Esta falta de identidad masculina les hace tener poca confianza en sí mismos, una autoestima disminuida que conduce a muchos ellos a la frustración y que se manifiesta de diversas maneras en su vida: esforzándose por ser más femeninos; quedándose al margen de la crianza y educación de los hijos; convirtiéndose en espectadores benévolos y silenciosos de la relación madre-hijo; refugiándose en el trabajo, donde encuentran mayor comprensión y valoración que en el ámbito familiar. (Págs. 16-17).

Con un hombre en casa la mujer descansa. La colaboración del hombre en las labores domésticas y en la educación de los hijos debe ser reconocida socialmente, pero también y muy especialmente por su mujer, mostrándole admiración, sin críticas, censuras o correcciones constantes. Así, se sentirán valorados y colaborarán más fácilmente, sabiéndose necesarios y queridos. Su intervención voluntaria y diaria no será más un acto realizado por justicia hacia la mujer, sino fruto del convencimiento personal de que tal labor le ayuda a mejorar como persona y le une más a su mujer y a sus hijos, le enriquece y le proporciona virtudes muy valiosas también luego en el ejercicio profesional. (Pág. 119)..

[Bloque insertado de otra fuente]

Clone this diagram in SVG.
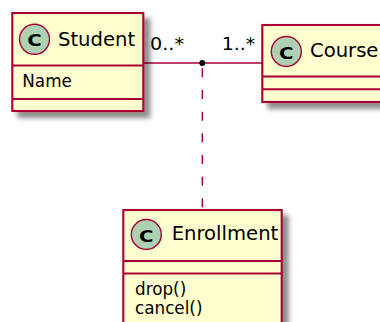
<svg xmlns="http://www.w3.org/2000/svg" width="380" height="322" viewBox="0 0 380 322">
<defs>
<filter id="sh" x="-10%" y="-10%" width="130%" height="130%">
<feGaussianBlur in="SourceAlpha" stdDeviation="2.8" result="b"/>
<feOffset in="b" dx="5.6" dy="5.6" result="o"/>
<feComponentTransfer in="o" result="g"><feFuncA type="linear" slope="0.45"/></feComponentTransfer>
<feFlood flood-color="#000000"/>
<feComposite in2="g" operator="in" result="s"/>
<feMerge><feMergeNode in="s"/><feMergeNode in="SourceGraphic"/></feMerge>
</filter>
<style>
.box{fill:#FEFECE;stroke:#A80036;stroke-width:2.1}
.sep{stroke:#A80036;stroke-width:2.1}
.circ{fill:#ADD1B2;stroke:#A80036;stroke-width:1.4}
.cg{font-family:"DejaVu Sans",sans-serif;font-weight:bold;font-size:16.5px;fill:#000}
.name{font-family:"DejaVu Sans",sans-serif;font-size:19.6px;fill:#000}
.attr{font-family:"DejaVu Sans",sans-serif;font-size:16.8px;fill:#000}
.lbl{font-family:"DejaVu Sans",sans-serif;font-size:18.2px;fill:#000}
.line{stroke:#A80036;stroke-width:1.4;fill:none}
</style>
</defs>
<g id="connectors">
<line class="line" x1="143.3" y1="63" x2="262.3" y2="63"/>
<line class="line" x1="202.3" y1="68.3" x2="202.3" y2="210" stroke-dasharray="9 12.67"/>
<circle cx="202.3" cy="63" r="3" fill="#000"/>
<text class="lbl" x="150" y="50" textLength="34" lengthAdjust="spacingAndGlyphs">0..*</text>
<text class="lbl" x="221.7" y="50" textLength="33.5" lengthAdjust="spacingAndGlyphs">1..*</text>
</g>
<g id="Student">
<rect class="box" x="12.3" y="13" width="131" height="98" filter="url(#sh)"/>
<line class="sep" x1="12.3" y1="65.5" x2="143.3" y2="65.5"/>
<line class="sep" x1="12.3" y1="99" x2="143.3" y2="99"/>
<circle class="circ" cx="34.5" cy="39.3" r="15"/>
<text class="cg" x="27.3" y="46.3" textLength="14.5" lengthAdjust="spacingAndGlyphs">C</text>
<text class="name" x="58" y="45.7">Student</text>
<text class="attr" x="22.3" y="87.3">Name</text>
</g>
<g id="Course">
<rect class="box" x="262.3" y="25" width="124" height="77" filter="url(#sh)"/>
<line class="sep" x1="262.3" y1="76.5" x2="386.3" y2="76.5"/>
<line class="sep" x1="262.3" y1="89.3" x2="386.3" y2="89.3"/>
<circle class="circ" cx="286.3" cy="51.5" r="15"/>
<text class="cg" x="279.1" y="58.5" textLength="14.5" lengthAdjust="spacingAndGlyphs">C</text>
<text class="name" x="310" y="57.2">Course</text>
</g>
<g id="Enrollment">
<rect class="box" x="123.3" y="210" width="158.4" height="130" filter="url(#sh)"/>
<line class="sep" x1="123.3" y1="261" x2="281.7" y2="261"/>
<line class="sep" x1="123.3" y1="273.5" x2="281.7" y2="273.5"/>
<circle class="circ" cx="146.3" cy="234.5" r="15"/>
<text class="cg" x="139.1" y="241.5" textLength="14.5" lengthAdjust="spacingAndGlyphs">C</text>
<text class="name" x="171.7" y="239.5">Enrollment</text>
<text class="attr" x="135" y="294.5">drop()</text>
<text class="attr" x="135" y="314">cancel()</text>
</g>
</svg>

Actualmente cerca de un 40% de madres se las arreglan sin un hombre en casa, con graves consecuencias para la estabilidad emocional y el equilibrio personal del niño y de ellas mismas, que acaban sobrecargadas y estresadas, responsabilizándose solas del trabajo, la educación de los niños y las tareas del hogar. La colaboración responsable del padre en el hogar resulta imprescindible para que la mujer alcance una verdadera conciliación de la vida familiar y laboral. Supondrá una mayor tranquilidad para aquella saber que cuenta con un hombre que la comprende y que está dispuesto a asumir las obligaciones que sean necesarias. Esto permite a la mujer sentirse acompañada y la libera del sentimiento de soledad típico de muchas madres trabajadoras. (Pág. 125).

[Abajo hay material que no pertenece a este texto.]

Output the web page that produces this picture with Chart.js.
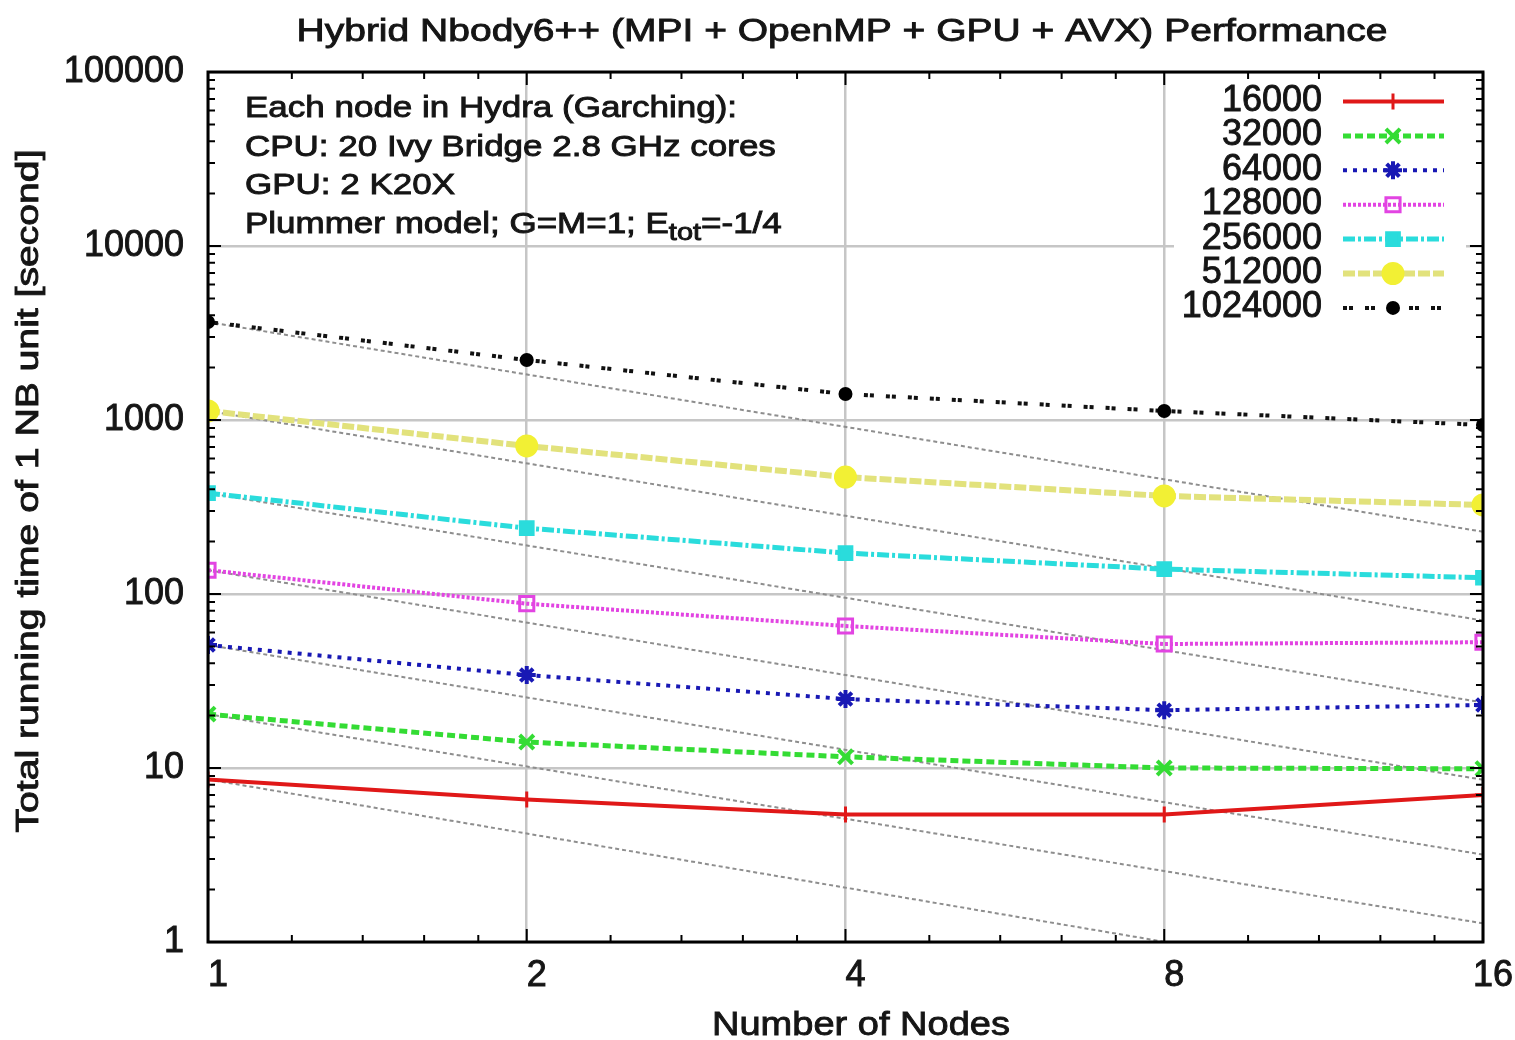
<!DOCTYPE html>
<html>
<head>
<meta charset="utf-8">
<title>Hybrid Nbody6++ Performance</title>
<script src="https://cdn.jsdelivr.net/npm/chart.js@4/dist/chart.umd.min.js"></script>
<style>
  html, body { margin: 0; padding: 0; background: #fff; }
  #wrap { width: 1515px; height: 1040px; }
</style>
</head>
<body>
<div id="wrap"><canvas id="chart" width="1515" height="1040"></canvas></div>
<script>
// ---- data ----
const nodes = [1, 2, 4, 8, 16];
const particleCounts = ['16000', '32000', '64000', '128000', '256000', '512000', '1024000'];
const time16k   = [8.6, 6.6, 5.4, 5.4, 7.0];
const time32k   = [20.4, 14.1, 11.6, 10.0, 9.9];
const time64k   = [50.9, 34.2, 24.9, 21.5, 23.0];
const time128k  = [137, 88, 65.5, 51.6, 52.8];
const time256k  = [380, 239, 172, 139, 124];
const time512k  = [1127, 709, 470, 366, 325];
const time1024k = [3656, 2213, 1410, 1127, 936];
// ideal linear-speedup guide lines: time on 1 node and time at 16 nodes
const idealAt1  = [8.6, 20.4, 50.9, 137, 380, 1127, 3656];
const idealAt16 = [0.49, 1.28, 3.18, 8.56, 23.8, 70.4, 228];
const xTicks = [1, 2, 4, 8, 16];
const yTicks = [1, 10, 100, 1000, 10000, 100000];

const allTimes = [time16k, time32k, time64k, time128k, time256k, time512k, time1024k];

// ---- styles ----
const FONT = "'Liberation Sans', Arial, Helvetica, sans-serif";
const INK = '#151515';
const styles = [
  { color: '#e01818', width: 4, dash: [],            point: 'cross',    radius: 8,   bw: 3, fill: '#e01818' },
  { color: '#34dc34', width: 5, dash: [8, 4],        point: 'crossRot', radius: 10,  bw: 4, fill: '#34dc34' },
  { color: '#1818b4', width: 4, dash: [4, 6],        point: 'star',     radius: 9,   bw: 4, fill: '#1818b4' },
  { color: '#e244e2', width: 4, dash: [3, 2],        point: 'rect',     radius: 10,  bw: 3, fill: 'rgba(255,255,255,0)' },
  { color: '#2adcdc', width: 5, dash: [12, 3, 3, 3], point: 'rect',     radius: 9,   bw: 3, fill: '#2adcdc' },
  { color: '#e2e27c', width: 6, dash: [12, 3],       point: 'circle',   radius: 10,  bw: 3, fill: '#f2f034', edge: '#f2f034' },
  { color: '#111111', width: 4, dash: [4, 2, 4, 12], point: 'circle',   radius: 6,   bw: 2, fill: '#000000', edge: '#000000' }
];

const idealDatasets = idealAt1.map((v, k) => ({
  label: 'ideal ' + particleCounts[k],
  data: [{ x: nodes[0], y: v }, { x: nodes[nodes.length - 1], y: idealAt16[k] }],
  borderColor: '#8e8e8e',
  borderWidth: 2,
  borderDash: [4, 3],
  pointRadius: 0,
  tension: 0,
  order: 10
}));

const seriesDatasets = allTimes.map((arr, k) => {
  const s = styles[k];
  return {
    label: particleCounts[k],
    data: nodes.map((n, i) => ({ x: n, y: arr[i] })),
    borderColor: s.color,
    borderWidth: s.width,
    borderDash: s.dash,
    borderCapStyle: 'butt',
    pointStyle: s.point,
    pointRadius: s.radius,
    pointBorderWidth: s.bw,
    pointBorderColor: s.edge || s.color,
    pointBackgroundColor: s.fill,
    tension: 0,
    order: 0
  };
});

// ---- helpers ----
function stretchedText(ctx, text, x, y, size, sx, align) {
  ctx.save();
  ctx.font = size + 'px ' + FONT;
  const w = ctx.measureText(text).width * sx;
  const left = align === 'center' ? x - w / 2 : x;
  ctx.translate(left, y);
  ctx.scale(sx, 1);
  ctx.textAlign = 'left';
  ctx.textBaseline = 'alphabetic';
  ctx.lineWidth = 0.9;
  ctx.strokeStyle = INK;
  ctx.fillText(text, 0, 0);
  ctx.strokeText(text, 0, 0);
  ctx.restore();
  return w;
}
function textWidth(ctx, text, size) {
  ctx.save();
  ctx.font = size + 'px ' + FONT;
  const w = ctx.measureText(text).width;
  ctx.restore();
  return w;
}
function marker(ctx, s, x, y) {
  ctx.save();
  ctx.setLineDash([]);
  ctx.lineWidth = s.bw;
  ctx.strokeStyle = s.edge || s.color;
  ctx.fillStyle = s.fill;
  Chart.helpers.drawPoint(ctx, { pointStyle: s.point, radius: s.radius, rotation: 0, borderWidth: s.bw }, x, y);
  ctx.restore();
}

// frame, inward tick marks, key and text labels in gnuplot style
const gnuplotDecor = {
  id: 'gnuplotDecor',
  afterDatasetsDraw(chart) {
    const ctx = chart.ctx;
    const a = chart.chartArea;
    const xs = chart.scales.x, ys = chart.scales.y;

    // key (opaque)
    ctx.save();
    ctx.fillStyle = '#ffffff';
    ctx.fillRect(1174, 79, 292, 244);
    ctx.fillStyle = INK;
    ctx.strokeStyle = INK;
    ctx.lineWidth = 0.9;
    ctx.font = '36px ' + FONT;
    ctx.textAlign = 'right';
    ctx.textBaseline = 'alphabetic';
    particleCounts.forEach((lab, k) => {
      const yy = 101.5 + k * 34.4;
      ctx.fillText(lab, 1322, yy + 9.5);
      ctx.strokeText(lab, 1322, yy + 9.5);
      const s = styles[k];
      ctx.save();
      ctx.strokeStyle = s.color;
      ctx.lineWidth = s.width;
      ctx.setLineDash(s.dash);
      ctx.beginPath();
      ctx.moveTo(1343, yy);
      ctx.lineTo(1444, yy);
      ctx.stroke();
      ctx.restore();
      marker(ctx, s, 1393, yy);
    });
    ctx.restore();

    // frame
    ctx.save();
    ctx.strokeStyle = '#000';
    ctx.lineWidth = 3;
    ctx.setLineDash([]);
    ctx.strokeRect(a.left, a.top, a.right - a.left, a.bottom - a.top);

    // y ticks (log, minor 2..9)
    ctx.lineWidth = 2;
    ctx.beginPath();
    for (let d = 0; d < yTicks.length; d++) {
      const base = yTicks[d];
      const py = ys.getPixelForValue(base);
      ctx.moveTo(a.left, py); ctx.lineTo(a.left + 13, py);
      ctx.moveTo(a.right, py); ctx.lineTo(a.right - 13, py);
      if (d < yTicks.length - 1) {
        for (let m = 2; m <= 9; m++) {
          const p = ys.getPixelForValue(base * m);
          ctx.moveTo(a.left, p); ctx.lineTo(a.left + 7, p);
          ctx.moveTo(a.right, p); ctx.lineTo(a.right - 7, p);
        }
      }
    }
    // x ticks (base 2, five linear subdivisions per octave)
    for (let i = 0; i < xTicks.length; i++) {
      const v = xTicks[i];
      const px = xs.getPixelForValue(v);
      ctx.moveTo(px, a.bottom); ctx.lineTo(px, a.bottom - 13);
      ctx.moveTo(px, a.top); ctx.lineTo(px, a.top + 13);
      if (i < xTicks.length - 1) {
        for (let m = 1; m <= 4; m++) {
          const p = xs.getPixelForValue(v * (1 + m * 0.2));
          ctx.moveTo(p, a.bottom); ctx.lineTo(p, a.bottom - 7);
          ctx.moveTo(p, a.top); ctx.lineTo(p, a.top + 7);
        }
      }
    }
    ctx.stroke();
    ctx.restore();
  },
  afterDraw(chart) {
    const ctx = chart.ctx;
    ctx.save();
    ctx.fillStyle = INK;

    // title
    const title = 'Hybrid Nbody6++ (MPI + OpenMP + GPU + AVX) Performance';
    const tSx = 1091 / textWidth(ctx, title, 32);
    stretchedText(ctx, title, 842, 41, 32, tSx, 'center');

    // axis titles
    const xt = 'Number of Nodes';
    stretchedText(ctx, xt, 861, 1035, 34, 298 / textWidth(ctx, xt, 34), 'center');

    const yt = 'Total running time of 1 NB unit [second]';
    ctx.save();
    ctx.translate(38, 491);
    ctx.rotate(-Math.PI / 2);
    stretchedText(ctx, yt, 0, 0, 31, 683 / textWidth(ctx, yt, 31), 'center');
    ctx.restore();

    // machine description
    const lines = [
      'Each node in Hydra (Garching):',
      'CPU: 20 Ivy Bridge 2.8 GHz cores',
      'GPU: 2 K20X'
    ];
    const fs = 29;
    const sx = 492 / textWidth(ctx, lines[0], fs);
    lines.forEach((t, i) => stretchedText(ctx, t, 245, 117 + i * 38.5, fs, sx, 'left'));
    const y4 = 117 + 3 * 38.5;
    let x = 245;
    x += stretchedText(ctx, 'Plummer model; G=M=1; E', x, y4, fs, sx, 'left');
    x += stretchedText(ctx, 'tot', x, y4 + 7, 24, sx, 'left');
    stretchedText(ctx, '=-1/4', x, y4, fs, sx, 'left');
    ctx.restore();
  }
};

const tickFont = { family: FONT, size: 36 };

new Chart(document.getElementById('chart'), {
  type: 'line',
  data: { datasets: [...idealDatasets, ...seriesDatasets] },
  options: {
    responsive: false,
    animation: false,
    events: [],
    layout: { padding: { left: 0, right: 31, top: 72, bottom: 0 } },
    plugins: {
      legend: { display: false },
      title: { display: false },
      tooltip: { enabled: false }
    },
    scales: {
      x: {
        type: 'logarithmic',
        min: 1,
        max: 16,
        afterBuildTicks: s => { s.ticks = xTicks.map(v => ({ value: v })); },
        afterFit: s => { s.height = 98; },
        ticks: {
          callback: v => String(v),
          font: tickFont,
          color: INK,
          textStrokeColor: INK,
          textStrokeWidth: 0.9,
          padding: 12,
          labelOffset: 10,
          maxRotation: 0,
          autoSkip: false
        },
        grid: { color: '#c6c6c6', lineWidth: 2.5, drawTicks: false },
        border: { display: false }
      },
      y: {
        type: 'logarithmic',
        min: 1,
        max: 100000,
        afterBuildTicks: s => { s.ticks = yTicks.map(v => ({ value: v })); },
        afterFit: s => { s.width = 208; },
        ticks: {
          callback: v => String(v),
          font: tickFont,
          color: INK,
          textStrokeColor: INK,
          textStrokeWidth: 0.9,
          padding: 24,
          autoSkip: false
        },
        grid: { color: '#c6c6c6', lineWidth: 2.5, drawTicks: false },
        border: { display: false }
      }
    }
  },
  plugins: [gnuplotDecor]
});
</script>
</body>
</html>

Implicarse en la vida de los hijos. El padre representa una instancia de frustración para el hijo. Padre es aquel que, en la intimidad del amor, frustra adecuadamente a su hijo. La frustración es fundamental en todo proceso educativo, pues quien no aprende a lidiar con las contrariedades y fracasos nunca madurará. (…) Educar es, pues, frustrar, confrontar al hijo con una realidad esencial de la vida: no se puede todo, las cosas no salen siempre como uno pretende, y esto no es una falla, una anomalía, ni una injusticia. Simplemente es la vida real. Son muchos los expertos que mantienen que quien en su infancia no ha tenido experiencias de frustración o no ha aprendido a canalizarlas, será un candidato idóneo para sufrir conflictos psíquicos en la edad adulta. (Pág. 68)..

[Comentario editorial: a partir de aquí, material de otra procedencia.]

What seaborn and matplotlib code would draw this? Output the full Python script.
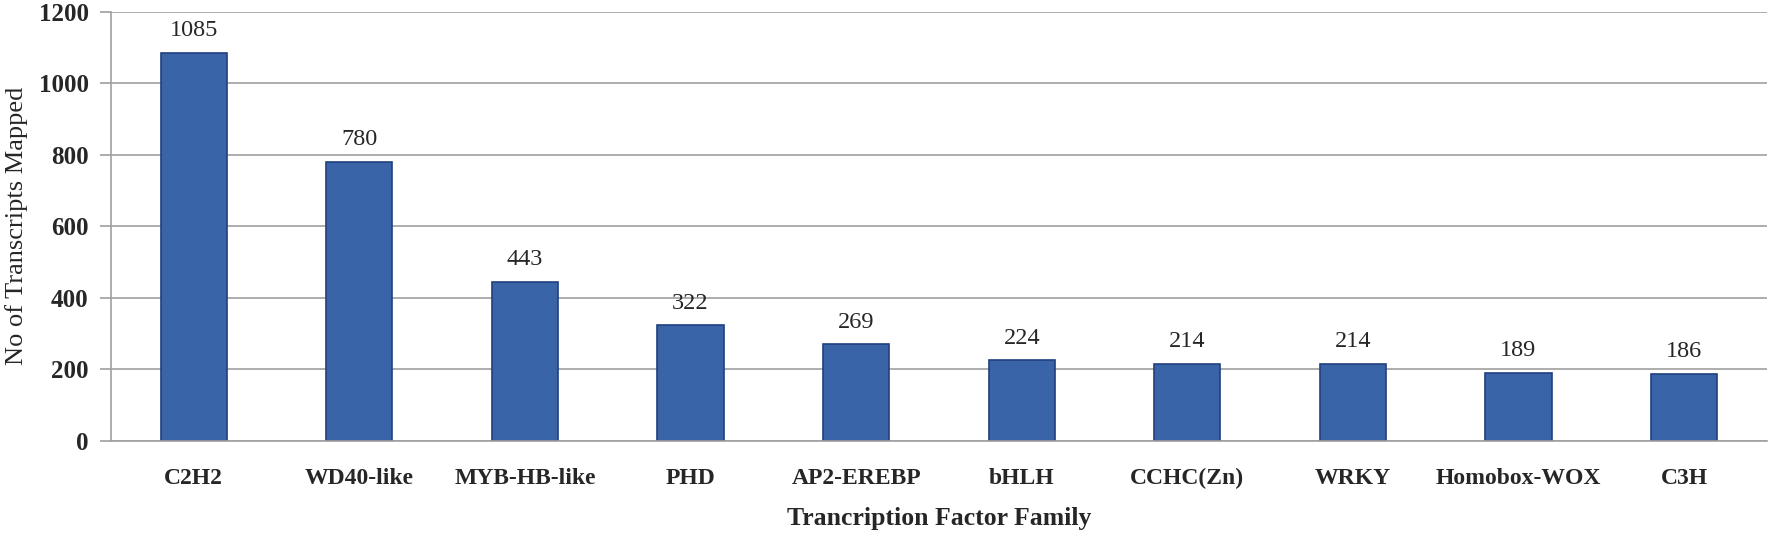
import matplotlib
matplotlib.use("Agg")
import matplotlib.pyplot as plt
import seaborn as sns
import pandas as pd

families = ["C2H2", "WD40-like", "MYB-HB-like", "PHD", "AP2-EREBP", "bHLH",
            "CCHC(Zn)", "WRKY", "Homobox-WOX", "C3H"]
counts = [1085, 780, 443, 322, 269, 224, 214, 214, 189, 186]
yticks = [0, 200, 400, 600, 800, 1000, 1200]

df = pd.DataFrame({"family": families, "count": counts})

sns.set_style("white")
plt.rcParams["font.family"] = ["Liberation Serif", "DejaVu Serif"]

fig = plt.figure(figsize=(17.72, 5.38), dpi=100)
# plot area: x 111..1767 px, y 11.5..440.5 px
ax = fig.add_axes([0.0626, 0.1812, 0.9345, 0.797])

sns.barplot(data=df, x="family", y="count", ax=ax, color="#3A64A8",
            width=0.4, edgecolor="#20407F", linewidth=1.2, saturation=1)

ax.set_ylim(0, 1200)
ax.set_yticks(yticks)
ax.set_xlim(-0.5, len(families) - 0.5)
ax.yaxis.grid(True, color="#A0A0A0", linewidth=1.2)
ax.set_axisbelow(True)

for s in ["top", "right"]:
    ax.spines[s].set_visible(False)
for s in ["left", "bottom"]:
    ax.spines[s].set_color("#A0A0A0")
    ax.spines[s].set_linewidth(1.2)

ax.tick_params(axis="y", left=True, length=8, width=1.2, color="#A0A0A0",
               labelsize=18, pad=8)
ax.tick_params(axis="x", bottom=False, labelsize=17, pad=16)
for lab in ax.get_yticklabels() + ax.get_xticklabels():
    lab.set_fontweight("bold")

for i, v in enumerate(counts):
    ax.annotate(str(v), (i, v), xytext=(0, 8.5), textcoords="offset points",
                ha="center", va="bottom", fontsize=17.5)

ax.set_xlabel("Trancription Factor Family", fontsize=18.5, fontweight="bold", labelpad=13)
ax.set_ylabel("No of Transcripts Mapped", fontsize=19, labelpad=8)

fig.savefig("out.png", dpi=100)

Es fundamental que los padres se involucren en las actividades diarias de los hijos. Los niños son más propensos a confiar en su padre y buscar en él apoyo emocional cuando el progenitor está implicado e interesado en su vida. Y los niños muestran un mayor nivel académico y menores problemas de disciplina si sus padres, con afectividad, les imponen normas claras, prohibiciones razonadas y límites a su comportamiento. (Pág.123).